[Start]

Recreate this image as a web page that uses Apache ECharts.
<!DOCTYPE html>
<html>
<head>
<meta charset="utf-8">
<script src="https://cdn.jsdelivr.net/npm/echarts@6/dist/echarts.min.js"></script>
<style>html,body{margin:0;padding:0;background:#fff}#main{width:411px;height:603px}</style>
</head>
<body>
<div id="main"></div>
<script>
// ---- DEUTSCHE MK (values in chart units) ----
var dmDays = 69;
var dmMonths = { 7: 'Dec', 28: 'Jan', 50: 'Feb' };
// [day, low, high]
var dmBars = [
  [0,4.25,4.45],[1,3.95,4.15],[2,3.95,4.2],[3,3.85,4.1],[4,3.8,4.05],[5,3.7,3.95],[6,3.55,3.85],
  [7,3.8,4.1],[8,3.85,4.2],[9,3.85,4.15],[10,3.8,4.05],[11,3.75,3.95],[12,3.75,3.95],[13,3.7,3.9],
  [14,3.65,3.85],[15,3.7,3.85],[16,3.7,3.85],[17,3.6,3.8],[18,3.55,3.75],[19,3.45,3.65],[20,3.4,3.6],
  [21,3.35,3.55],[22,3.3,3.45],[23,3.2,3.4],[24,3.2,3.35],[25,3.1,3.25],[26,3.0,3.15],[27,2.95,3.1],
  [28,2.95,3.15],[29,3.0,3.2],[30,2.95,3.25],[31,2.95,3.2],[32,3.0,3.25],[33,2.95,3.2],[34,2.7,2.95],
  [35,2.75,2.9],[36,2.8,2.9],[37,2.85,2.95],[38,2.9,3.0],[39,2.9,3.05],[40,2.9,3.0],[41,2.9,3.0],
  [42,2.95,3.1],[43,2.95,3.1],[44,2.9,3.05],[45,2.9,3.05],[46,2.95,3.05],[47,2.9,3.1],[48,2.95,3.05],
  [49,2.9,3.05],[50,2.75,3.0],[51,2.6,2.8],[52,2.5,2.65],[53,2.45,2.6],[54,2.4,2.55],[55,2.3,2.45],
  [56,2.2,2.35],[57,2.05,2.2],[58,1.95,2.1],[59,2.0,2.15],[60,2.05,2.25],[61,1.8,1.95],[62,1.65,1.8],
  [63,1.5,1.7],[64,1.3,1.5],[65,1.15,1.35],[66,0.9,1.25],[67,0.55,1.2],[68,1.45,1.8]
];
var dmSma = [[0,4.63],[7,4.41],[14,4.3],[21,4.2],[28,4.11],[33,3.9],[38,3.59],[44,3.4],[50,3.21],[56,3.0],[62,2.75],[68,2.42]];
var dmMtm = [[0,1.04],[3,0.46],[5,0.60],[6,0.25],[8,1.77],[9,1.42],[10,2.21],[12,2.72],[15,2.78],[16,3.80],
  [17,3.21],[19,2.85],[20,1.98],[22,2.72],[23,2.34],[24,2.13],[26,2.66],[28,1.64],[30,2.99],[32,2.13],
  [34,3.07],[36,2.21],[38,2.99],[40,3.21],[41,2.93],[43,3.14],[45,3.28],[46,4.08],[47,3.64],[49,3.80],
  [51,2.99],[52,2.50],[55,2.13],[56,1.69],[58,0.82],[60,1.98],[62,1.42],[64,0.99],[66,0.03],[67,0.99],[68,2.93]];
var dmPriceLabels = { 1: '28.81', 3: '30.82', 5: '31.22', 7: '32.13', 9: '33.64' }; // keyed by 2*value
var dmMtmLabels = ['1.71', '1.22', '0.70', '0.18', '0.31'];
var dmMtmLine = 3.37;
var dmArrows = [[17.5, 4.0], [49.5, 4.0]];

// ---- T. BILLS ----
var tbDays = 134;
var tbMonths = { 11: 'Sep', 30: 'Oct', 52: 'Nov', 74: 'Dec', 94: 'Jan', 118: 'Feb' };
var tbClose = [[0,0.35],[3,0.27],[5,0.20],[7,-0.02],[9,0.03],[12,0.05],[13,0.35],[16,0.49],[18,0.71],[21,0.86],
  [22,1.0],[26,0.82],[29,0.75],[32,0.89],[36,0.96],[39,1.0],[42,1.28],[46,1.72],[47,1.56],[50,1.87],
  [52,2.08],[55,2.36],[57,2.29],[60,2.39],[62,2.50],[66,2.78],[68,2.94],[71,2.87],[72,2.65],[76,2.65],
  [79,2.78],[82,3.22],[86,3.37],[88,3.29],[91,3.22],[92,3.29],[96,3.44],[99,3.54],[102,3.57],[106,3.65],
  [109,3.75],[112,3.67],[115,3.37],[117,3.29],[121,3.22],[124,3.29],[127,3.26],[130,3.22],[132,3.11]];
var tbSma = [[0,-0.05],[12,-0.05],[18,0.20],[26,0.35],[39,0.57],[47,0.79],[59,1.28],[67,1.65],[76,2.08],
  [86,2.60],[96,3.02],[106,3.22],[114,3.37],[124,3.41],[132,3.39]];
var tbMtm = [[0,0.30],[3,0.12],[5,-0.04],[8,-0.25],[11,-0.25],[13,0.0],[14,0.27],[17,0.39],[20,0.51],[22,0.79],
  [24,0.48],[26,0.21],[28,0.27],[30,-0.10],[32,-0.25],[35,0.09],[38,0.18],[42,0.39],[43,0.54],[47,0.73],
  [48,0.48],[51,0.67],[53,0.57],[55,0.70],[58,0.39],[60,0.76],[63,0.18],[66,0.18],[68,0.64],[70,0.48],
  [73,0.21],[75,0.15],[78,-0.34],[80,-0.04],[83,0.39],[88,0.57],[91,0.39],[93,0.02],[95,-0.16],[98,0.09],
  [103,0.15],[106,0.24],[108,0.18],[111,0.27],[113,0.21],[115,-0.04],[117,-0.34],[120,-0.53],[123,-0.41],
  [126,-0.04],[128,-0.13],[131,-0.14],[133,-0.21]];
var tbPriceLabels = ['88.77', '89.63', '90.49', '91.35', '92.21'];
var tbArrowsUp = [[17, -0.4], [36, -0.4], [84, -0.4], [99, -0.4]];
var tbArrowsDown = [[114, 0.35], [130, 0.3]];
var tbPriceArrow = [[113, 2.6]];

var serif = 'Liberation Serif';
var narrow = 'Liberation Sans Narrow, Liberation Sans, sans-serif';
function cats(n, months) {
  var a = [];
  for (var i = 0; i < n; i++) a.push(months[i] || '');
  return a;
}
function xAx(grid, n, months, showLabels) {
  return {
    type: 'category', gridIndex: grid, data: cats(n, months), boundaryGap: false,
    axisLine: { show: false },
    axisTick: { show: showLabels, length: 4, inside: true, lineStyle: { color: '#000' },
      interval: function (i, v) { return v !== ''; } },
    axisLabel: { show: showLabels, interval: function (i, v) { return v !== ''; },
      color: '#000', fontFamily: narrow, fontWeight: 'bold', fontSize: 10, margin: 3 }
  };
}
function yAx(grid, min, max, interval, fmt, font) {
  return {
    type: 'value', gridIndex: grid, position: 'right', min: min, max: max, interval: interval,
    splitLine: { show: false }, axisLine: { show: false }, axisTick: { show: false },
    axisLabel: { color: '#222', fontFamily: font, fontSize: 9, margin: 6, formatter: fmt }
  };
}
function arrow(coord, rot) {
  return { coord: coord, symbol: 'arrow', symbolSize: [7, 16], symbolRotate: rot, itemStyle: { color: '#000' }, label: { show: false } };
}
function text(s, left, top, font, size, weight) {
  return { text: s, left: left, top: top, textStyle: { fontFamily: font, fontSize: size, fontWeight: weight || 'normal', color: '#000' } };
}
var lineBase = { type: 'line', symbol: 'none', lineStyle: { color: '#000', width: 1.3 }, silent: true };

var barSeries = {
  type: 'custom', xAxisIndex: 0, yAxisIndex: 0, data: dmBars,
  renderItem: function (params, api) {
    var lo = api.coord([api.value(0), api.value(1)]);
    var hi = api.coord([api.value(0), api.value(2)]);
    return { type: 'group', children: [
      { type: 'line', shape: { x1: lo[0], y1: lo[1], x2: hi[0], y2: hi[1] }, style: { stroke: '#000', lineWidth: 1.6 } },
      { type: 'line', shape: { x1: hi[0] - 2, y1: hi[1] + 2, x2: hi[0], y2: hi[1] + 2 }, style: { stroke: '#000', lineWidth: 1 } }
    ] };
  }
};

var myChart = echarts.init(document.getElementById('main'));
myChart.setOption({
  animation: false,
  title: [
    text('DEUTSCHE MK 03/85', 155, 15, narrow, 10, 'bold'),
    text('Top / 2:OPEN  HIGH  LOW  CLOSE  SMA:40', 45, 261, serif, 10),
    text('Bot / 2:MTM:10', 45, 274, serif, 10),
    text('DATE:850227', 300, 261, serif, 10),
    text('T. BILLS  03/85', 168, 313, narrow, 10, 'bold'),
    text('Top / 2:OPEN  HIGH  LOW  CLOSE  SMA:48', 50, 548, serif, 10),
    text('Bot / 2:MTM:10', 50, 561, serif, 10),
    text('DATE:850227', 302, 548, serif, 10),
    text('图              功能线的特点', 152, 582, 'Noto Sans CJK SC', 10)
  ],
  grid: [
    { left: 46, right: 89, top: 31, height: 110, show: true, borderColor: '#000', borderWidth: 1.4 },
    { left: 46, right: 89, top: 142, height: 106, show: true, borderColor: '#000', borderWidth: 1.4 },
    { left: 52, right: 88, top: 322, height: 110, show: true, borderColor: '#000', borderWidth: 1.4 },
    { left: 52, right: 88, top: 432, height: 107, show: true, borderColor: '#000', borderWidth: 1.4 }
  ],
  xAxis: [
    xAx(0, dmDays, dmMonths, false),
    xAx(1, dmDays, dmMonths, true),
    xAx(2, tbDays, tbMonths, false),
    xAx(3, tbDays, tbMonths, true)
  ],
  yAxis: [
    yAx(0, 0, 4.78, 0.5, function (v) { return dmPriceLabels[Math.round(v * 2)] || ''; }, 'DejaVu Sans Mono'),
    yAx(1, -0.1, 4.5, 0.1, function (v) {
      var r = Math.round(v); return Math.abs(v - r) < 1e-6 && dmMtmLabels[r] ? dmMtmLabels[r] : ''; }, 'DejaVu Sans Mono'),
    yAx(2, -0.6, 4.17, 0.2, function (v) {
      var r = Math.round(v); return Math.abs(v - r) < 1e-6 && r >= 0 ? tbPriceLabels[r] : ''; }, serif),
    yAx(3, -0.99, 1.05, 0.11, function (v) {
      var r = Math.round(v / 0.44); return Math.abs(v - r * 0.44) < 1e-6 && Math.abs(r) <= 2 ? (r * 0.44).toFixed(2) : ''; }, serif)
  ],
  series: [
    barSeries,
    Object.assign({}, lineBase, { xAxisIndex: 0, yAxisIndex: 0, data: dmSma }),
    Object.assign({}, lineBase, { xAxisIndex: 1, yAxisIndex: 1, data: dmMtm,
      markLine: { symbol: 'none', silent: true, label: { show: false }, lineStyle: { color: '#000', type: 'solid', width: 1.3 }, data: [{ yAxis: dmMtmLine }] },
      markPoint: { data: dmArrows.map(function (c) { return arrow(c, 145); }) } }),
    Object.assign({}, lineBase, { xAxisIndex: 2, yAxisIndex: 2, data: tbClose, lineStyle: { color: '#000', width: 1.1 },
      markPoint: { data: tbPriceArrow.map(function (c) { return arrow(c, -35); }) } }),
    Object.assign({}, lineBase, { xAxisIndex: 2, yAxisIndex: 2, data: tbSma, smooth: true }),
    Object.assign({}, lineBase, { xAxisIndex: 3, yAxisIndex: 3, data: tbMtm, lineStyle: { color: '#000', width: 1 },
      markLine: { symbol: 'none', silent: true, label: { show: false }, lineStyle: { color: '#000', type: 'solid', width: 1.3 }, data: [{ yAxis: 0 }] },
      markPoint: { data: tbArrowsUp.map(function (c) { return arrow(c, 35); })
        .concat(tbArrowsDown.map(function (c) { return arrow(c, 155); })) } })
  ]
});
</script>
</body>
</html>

[End]
[Start]

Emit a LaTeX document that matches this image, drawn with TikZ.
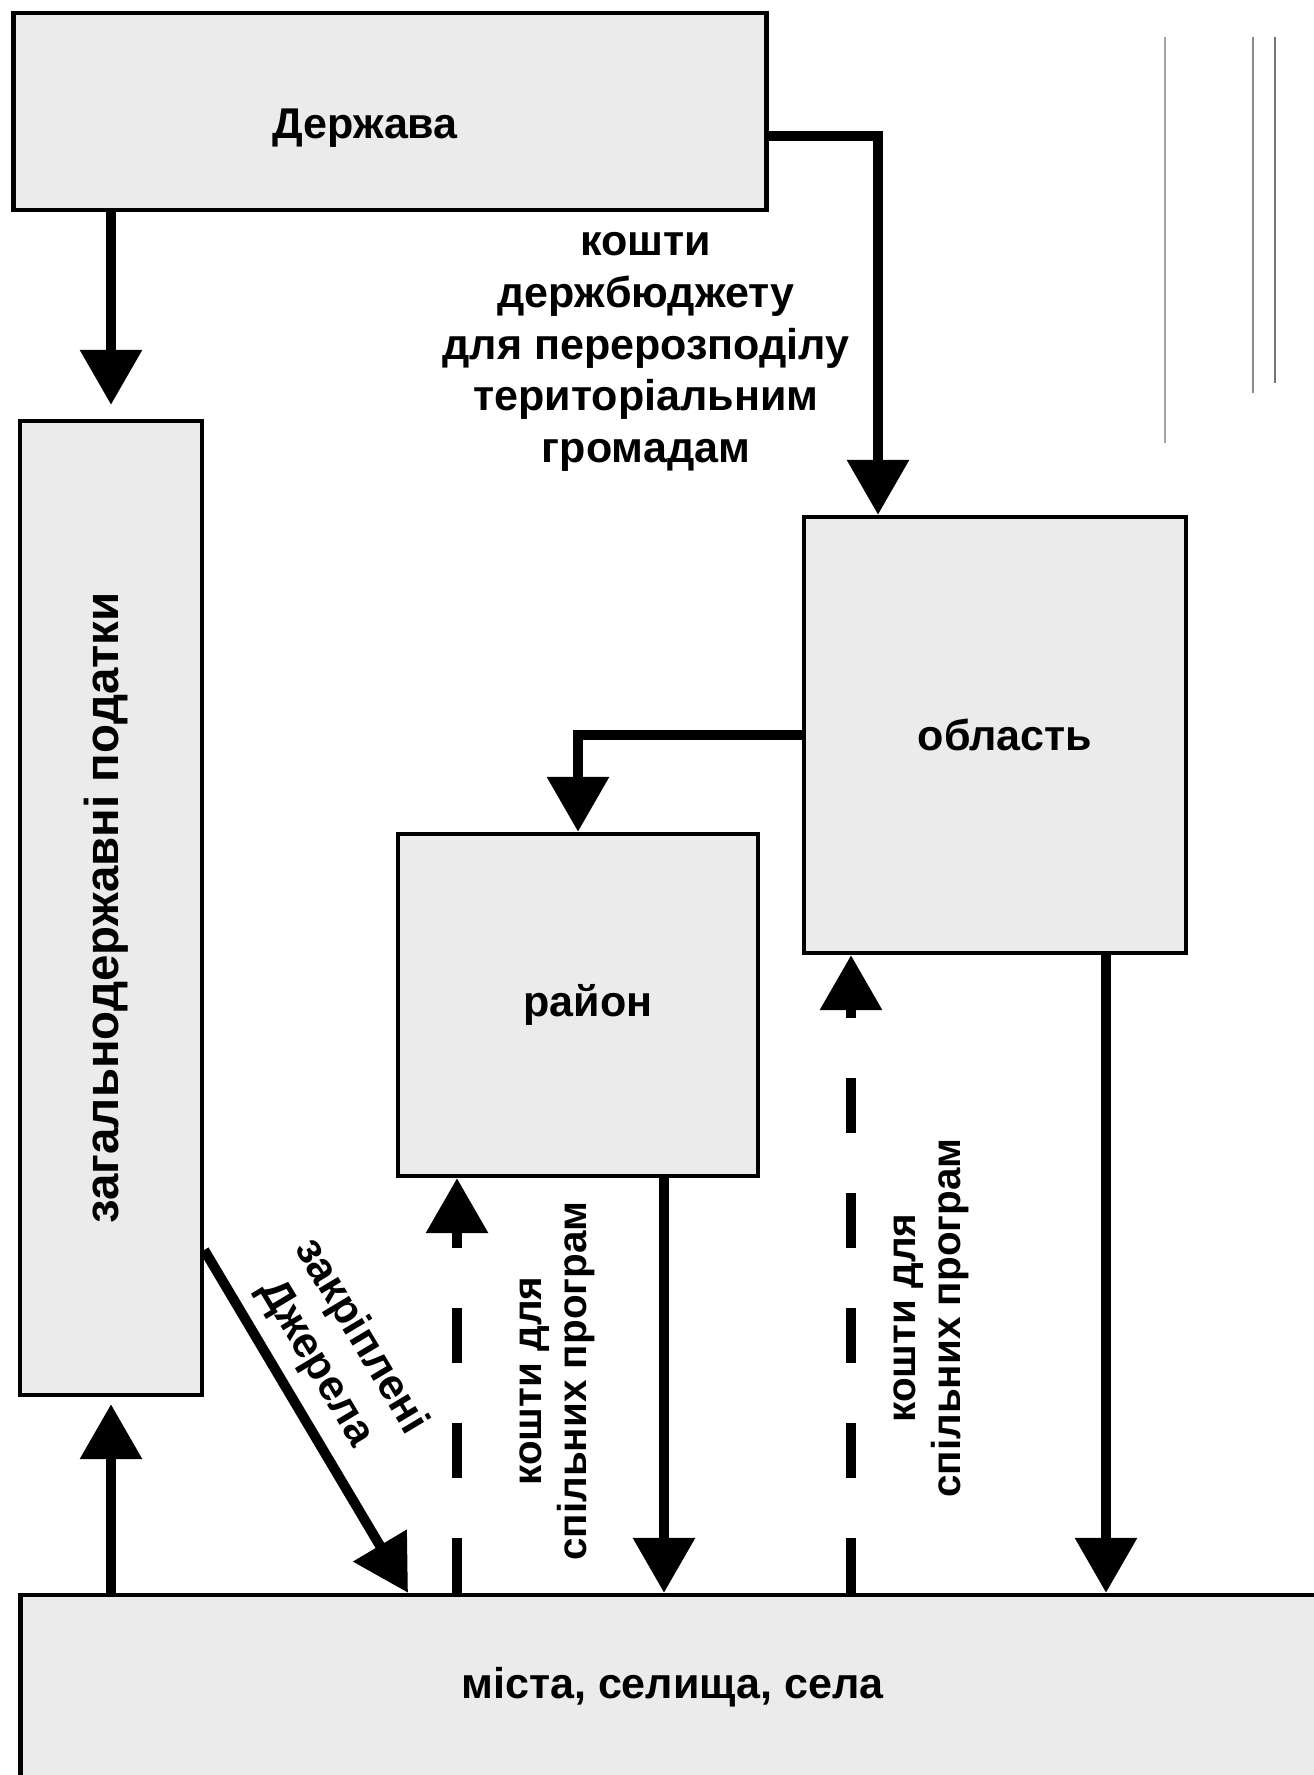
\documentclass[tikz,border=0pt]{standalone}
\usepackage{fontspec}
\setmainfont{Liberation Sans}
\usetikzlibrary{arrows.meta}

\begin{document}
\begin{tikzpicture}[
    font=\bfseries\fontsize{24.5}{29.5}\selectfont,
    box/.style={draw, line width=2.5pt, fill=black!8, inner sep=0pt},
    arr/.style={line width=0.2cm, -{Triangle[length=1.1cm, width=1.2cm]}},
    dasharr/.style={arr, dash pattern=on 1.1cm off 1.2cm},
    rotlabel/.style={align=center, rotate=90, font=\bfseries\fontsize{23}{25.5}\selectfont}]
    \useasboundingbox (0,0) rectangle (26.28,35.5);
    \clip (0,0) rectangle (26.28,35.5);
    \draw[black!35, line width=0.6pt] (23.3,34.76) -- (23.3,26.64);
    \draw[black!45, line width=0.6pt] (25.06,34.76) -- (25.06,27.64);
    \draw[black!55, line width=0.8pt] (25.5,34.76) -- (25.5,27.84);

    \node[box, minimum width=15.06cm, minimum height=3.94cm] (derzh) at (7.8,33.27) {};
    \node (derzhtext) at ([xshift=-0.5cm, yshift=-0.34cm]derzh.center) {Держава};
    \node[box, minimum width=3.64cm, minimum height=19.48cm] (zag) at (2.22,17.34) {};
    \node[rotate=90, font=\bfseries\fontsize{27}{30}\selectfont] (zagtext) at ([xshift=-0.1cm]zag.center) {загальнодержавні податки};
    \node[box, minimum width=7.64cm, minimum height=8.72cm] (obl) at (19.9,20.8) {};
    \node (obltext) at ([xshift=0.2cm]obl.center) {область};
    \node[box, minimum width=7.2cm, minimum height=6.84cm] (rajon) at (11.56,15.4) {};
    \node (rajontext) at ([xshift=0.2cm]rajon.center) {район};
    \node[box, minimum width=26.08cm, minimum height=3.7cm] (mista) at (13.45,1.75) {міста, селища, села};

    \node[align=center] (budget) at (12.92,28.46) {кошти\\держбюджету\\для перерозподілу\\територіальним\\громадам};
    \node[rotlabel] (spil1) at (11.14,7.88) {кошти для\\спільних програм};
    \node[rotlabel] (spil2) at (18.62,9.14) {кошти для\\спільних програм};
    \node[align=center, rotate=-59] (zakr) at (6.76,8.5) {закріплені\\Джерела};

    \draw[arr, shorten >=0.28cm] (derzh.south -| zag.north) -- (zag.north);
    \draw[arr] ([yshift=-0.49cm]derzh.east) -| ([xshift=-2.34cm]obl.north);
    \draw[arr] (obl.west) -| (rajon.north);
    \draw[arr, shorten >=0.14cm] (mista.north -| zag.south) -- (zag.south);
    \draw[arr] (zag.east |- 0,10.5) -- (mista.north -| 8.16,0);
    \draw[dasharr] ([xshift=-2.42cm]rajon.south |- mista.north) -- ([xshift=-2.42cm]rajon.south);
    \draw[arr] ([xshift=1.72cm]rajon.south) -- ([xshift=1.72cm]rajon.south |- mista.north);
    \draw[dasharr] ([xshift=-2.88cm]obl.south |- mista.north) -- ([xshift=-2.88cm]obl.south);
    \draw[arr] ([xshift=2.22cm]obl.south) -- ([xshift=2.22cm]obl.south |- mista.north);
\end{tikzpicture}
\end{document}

[End]
[Start]

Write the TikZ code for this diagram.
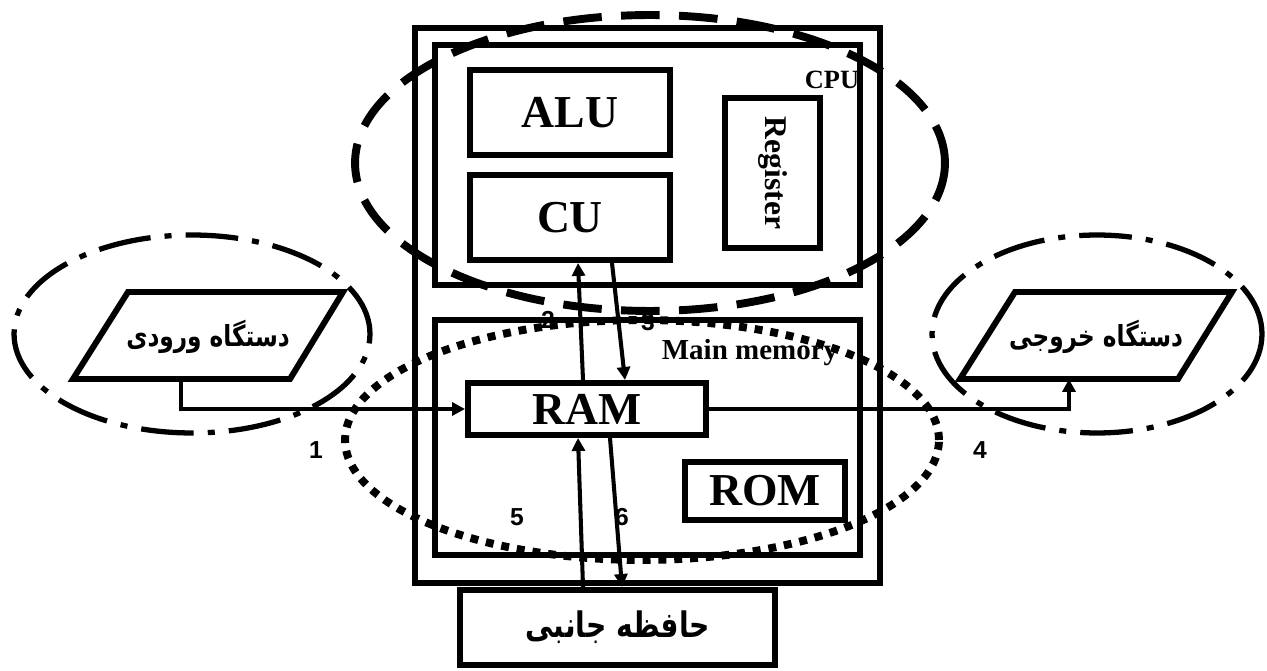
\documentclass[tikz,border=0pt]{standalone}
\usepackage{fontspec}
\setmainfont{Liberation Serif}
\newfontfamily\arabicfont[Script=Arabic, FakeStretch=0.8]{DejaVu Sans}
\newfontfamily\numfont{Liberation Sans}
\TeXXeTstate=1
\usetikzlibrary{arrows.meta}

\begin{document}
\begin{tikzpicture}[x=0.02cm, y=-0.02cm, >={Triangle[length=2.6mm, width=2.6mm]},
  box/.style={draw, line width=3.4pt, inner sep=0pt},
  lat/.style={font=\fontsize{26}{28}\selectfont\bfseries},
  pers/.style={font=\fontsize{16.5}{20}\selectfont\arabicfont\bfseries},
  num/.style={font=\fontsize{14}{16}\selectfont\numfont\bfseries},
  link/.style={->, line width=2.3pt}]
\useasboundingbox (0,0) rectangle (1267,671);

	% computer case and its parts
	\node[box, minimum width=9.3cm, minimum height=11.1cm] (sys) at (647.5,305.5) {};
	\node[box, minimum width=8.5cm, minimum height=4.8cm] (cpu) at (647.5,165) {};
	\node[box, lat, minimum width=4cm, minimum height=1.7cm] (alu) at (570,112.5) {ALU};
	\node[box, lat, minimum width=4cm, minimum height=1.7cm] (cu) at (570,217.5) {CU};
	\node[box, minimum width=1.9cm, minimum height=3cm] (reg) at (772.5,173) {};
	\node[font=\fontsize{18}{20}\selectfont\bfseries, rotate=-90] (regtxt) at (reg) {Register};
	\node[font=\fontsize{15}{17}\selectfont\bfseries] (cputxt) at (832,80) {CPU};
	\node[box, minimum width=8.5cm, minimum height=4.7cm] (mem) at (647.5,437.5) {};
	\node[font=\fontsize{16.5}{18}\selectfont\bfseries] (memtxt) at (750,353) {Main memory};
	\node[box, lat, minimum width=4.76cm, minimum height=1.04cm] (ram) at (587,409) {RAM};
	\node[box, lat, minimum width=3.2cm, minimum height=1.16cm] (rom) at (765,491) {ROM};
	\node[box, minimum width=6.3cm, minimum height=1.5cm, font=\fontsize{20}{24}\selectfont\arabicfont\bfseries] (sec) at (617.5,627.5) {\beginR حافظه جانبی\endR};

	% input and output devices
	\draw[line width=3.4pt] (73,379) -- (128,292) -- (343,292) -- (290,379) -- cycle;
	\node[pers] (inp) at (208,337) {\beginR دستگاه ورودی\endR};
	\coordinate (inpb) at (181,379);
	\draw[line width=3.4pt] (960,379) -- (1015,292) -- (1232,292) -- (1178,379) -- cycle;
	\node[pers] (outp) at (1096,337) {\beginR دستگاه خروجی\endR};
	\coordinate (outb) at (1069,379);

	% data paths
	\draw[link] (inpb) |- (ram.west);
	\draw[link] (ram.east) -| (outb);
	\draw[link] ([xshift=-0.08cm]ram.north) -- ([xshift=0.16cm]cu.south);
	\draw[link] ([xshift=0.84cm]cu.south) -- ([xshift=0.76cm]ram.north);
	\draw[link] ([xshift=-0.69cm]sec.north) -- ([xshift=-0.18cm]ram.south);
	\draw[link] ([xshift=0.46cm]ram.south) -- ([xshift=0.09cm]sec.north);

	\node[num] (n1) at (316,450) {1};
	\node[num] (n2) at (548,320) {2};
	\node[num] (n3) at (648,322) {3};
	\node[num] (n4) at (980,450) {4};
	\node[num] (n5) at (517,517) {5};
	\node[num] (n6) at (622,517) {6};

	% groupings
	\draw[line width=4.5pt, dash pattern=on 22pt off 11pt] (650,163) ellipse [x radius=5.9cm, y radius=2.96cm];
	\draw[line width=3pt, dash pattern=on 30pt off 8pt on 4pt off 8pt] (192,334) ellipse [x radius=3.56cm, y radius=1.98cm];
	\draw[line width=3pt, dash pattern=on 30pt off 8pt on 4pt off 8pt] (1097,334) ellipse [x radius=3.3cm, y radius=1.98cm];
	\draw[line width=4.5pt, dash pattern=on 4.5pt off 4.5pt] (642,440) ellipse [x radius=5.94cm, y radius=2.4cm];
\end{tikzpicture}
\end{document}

[End]

#### [PROBLEM TO WORK ON]
For the material above, give again only the lines starting at the line that contains "Emit a LaTeX" and ending at the line that contains "(25.5,34.76) -- (25.5,27.84);". Pictures do not belong in the copy.

#### [THE REPLY]
Emit a LaTeX document that matches this image, drawn with TikZ.
\documentclass[tikz,border=0pt]{standalone}
\usepackage{fontspec}
\setmainfont{Liberation Sans}
\usetikzlibrary{arrows.meta}

\begin{document}
\begin{tikzpicture}[
    font=\bfseries\fontsize{24.5}{29.5}\selectfont,
    box/.style={draw, line width=2.5pt, fill=black!8, inner sep=0pt},
    arr/.style={line width=0.2cm, -{Triangle[length=1.1cm, width=1.2cm]}},
    dasharr/.style={arr, dash pattern=on 1.1cm off 1.2cm},
    rotlabel/.style={align=center, rotate=90, font=\bfseries\fontsize{23}{25.5}\selectfont}]
    \useasboundingbox (0,0) rectangle (26.28,35.5);
    \clip (0,0) rectangle (26.28,35.5);
    \draw[black!35, line width=0.6pt] (23.3,34.76) -- (23.3,26.64);
    \draw[black!45, line width=0.6pt] (25.06,34.76) -- (25.06,27.64);
    \draw[black!55, line width=0.8pt] (25.5,34.76) -- (25.5,27.84);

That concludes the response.